Versions Of Kindle Book E-Reader
In its 6th edition, the American Psychological Association requires you to provide any information essential for the identification and retrieval of the title of the work you are referring to, i.e., the e-reader version. The version of the Kindle that you used to read the book you obtained the quote is critical. This explains why it is necessary to identify some standard versions of the Kindle e-reader.
They are the Kindle DX version, the Kindle Paperwhite version, the Kindle Oasis version, the Kindle Voyage version, the Kindle Touch version, the Kindle Cloud Reader version, the Kindle Android version, and the Kindle iOS version.
Using one of the above Kindle versions, let’s look at the example below.
Brian, T. (2017), Eat that Frog [Kindle Android version]. Retrieved from amazon.com.
Citing A Kindle Book In The Reference List
Adding a reference list citation to your work provides adequate details as to the source of your information. This will help your readers trace easily and find your source and continue reading or researching the subject matter.
Where you need to make a citation in a reference list, you need the following details – the name of the author, the date, the title of the book (with the e-reader book type in the square bracket where it applies), and the DOI or URL (Uniform Resource Locator) where you downloaded the book. While editing, you can italicize the title of the text only.
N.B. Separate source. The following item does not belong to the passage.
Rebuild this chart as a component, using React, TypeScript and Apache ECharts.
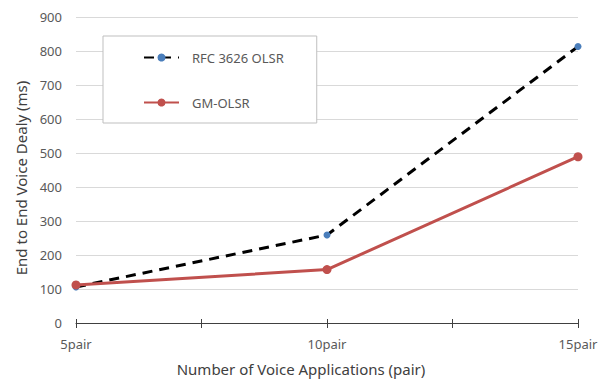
import React, { useEffect, useRef } from "react";
import * as echarts from "echarts";

const xValues = [5, 10, 15];
const xSuffix = "pair";
const rfcValues = [106, 259, 813];
const gmValues = [112, 157, 489];
const seriesNames = ["RFC 3626 OLSR", "GM-OLSR"];
const yTitle = "End to End Voice Dealy (ms)";
const xTitle = "Number of Voice Applications (pair)";

const FONT = "'Noto Sans', sans-serif";

export default function App() {
  const ref = useRef<HTMLDivElement>(null);
  useEffect(() => {
    document.body.style.margin = "0";
    const chart = echarts.init(ref.current!, null, { renderer: "svg" });
    const xAxisBase = {
      type: "value",
      min: 5,
      max: 15,
      interval: 2.5,
      splitLine: { show: false },
    };
    chart.setOption({
      animation: false,
      backgroundColor: "#ffffff",
      textStyle: { fontFamily: FONT },
      grid: {
        left: 76,
        right: 28,
        top: 17,
        bottom: 64,
        containLabel: false,
        outerBoundsMode: "none",
      },
      legend: {
        orient: "vertical",
        left: 103,
        top: 36,
        padding: [15, 33, 14, 40],
        itemGap: 32,
        itemWidth: 35,
        itemHeight: 10,
        borderColor: "#bfbfbf",
        borderWidth: 1,
        backgroundColor: "#ffffff",
        textStyle: { color: "#595959", fontSize: 13, fontFamily: FONT, padding: [0, 0, 0, 8] },
        data: seriesNames,
      },
      xAxis: [
        {
          ...xAxisBase,
          axisLine: { show: true, lineStyle: { color: "#404040", width: 1 } },
          axisTick: { show: true, length: 5, lineStyle: { color: "#404040" } },
          axisLabel: {
            color: "#595959",
            fontSize: 13,
            fontFamily: FONT,
            margin: 14,
            formatter: (v: number) => (v % 5 === 0 ? `${v}${xSuffix}` : ""),
          },
          name: xTitle,
          nameLocation: "middle",
          nameGap: 38,
          nameTextStyle: { color: "#404040", fontSize: 15, fontFamily: FONT, padding: [0, 52, 0, 0] },
        },
        {
          ...xAxisBase,
          position: "bottom",
          axisLine: { show: false },
          axisTick: { show: true, inside: true, length: 4, lineStyle: { color: "#404040" } },
          axisLabel: { show: false },
        },
      ],
      yAxis: {
        type: "value",
        min: 0,
        max: 900,
        interval: 100,
        axisLine: { show: false },
        axisTick: { show: false },
        splitLine: { lineStyle: { color: "#d9d9d9", width: 1 } },
        axisLabel: { color: "#595959", fontSize: 13, fontFamily: FONT, margin: 14 },
        name: yTitle,
        nameLocation: "middle",
        nameGap: 44,
        nameTextStyle: { color: "#404040", fontSize: 15, fontFamily: FONT, padding: [0, 16, 0, 0] },
      },
      series: [
        {
          name: seriesNames[0],
          type: "line",
          data: xValues.map((x, i) => [x, rfcValues[i]]),
          symbol: "circle",
          symbolSize: 7,
          itemStyle: { color: "#4a7ebb" },
          lineStyle: { color: "#000000", width: 3, type: [10, 7] },
          z: 3,
        },
        {
          name: seriesNames[1],
          type: "line",
          data: xValues.map((x, i) => [x, gmValues[i]]),
          symbol: "circle",
          symbolSize: 9,
          itemStyle: { color: "#c0504d" },
          lineStyle: { color: "#c0504d", width: 3 },
          z: 4,
        },
      ],
    });
    return () => chart.dispose();
  }, []);
  return <div ref={ref} style={{ width: 606, height: 387 }} />;
}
This can be exemplified in this manner:
Author, A.A. (Year). Title of work. [E-reader version]. Retrieved from https://xxxx or doi:xxxx.
Conclusion
As obtained with hardcopy materials, quotations gotten from books published on Kindle should also be cited. And the American Psychological Association has provided a safe means of citing materials sourced from a Kindle e-book reader.
This is a massive relief for what may have been an issue for researchers who use an e-reader. If you are using a Kindle e-book reader and find a portion relevant to your research, you can conveniently cite it using the guides provided in this article. Hope that we have provided a useful guide on how to cite a kindle book in APA style with this article.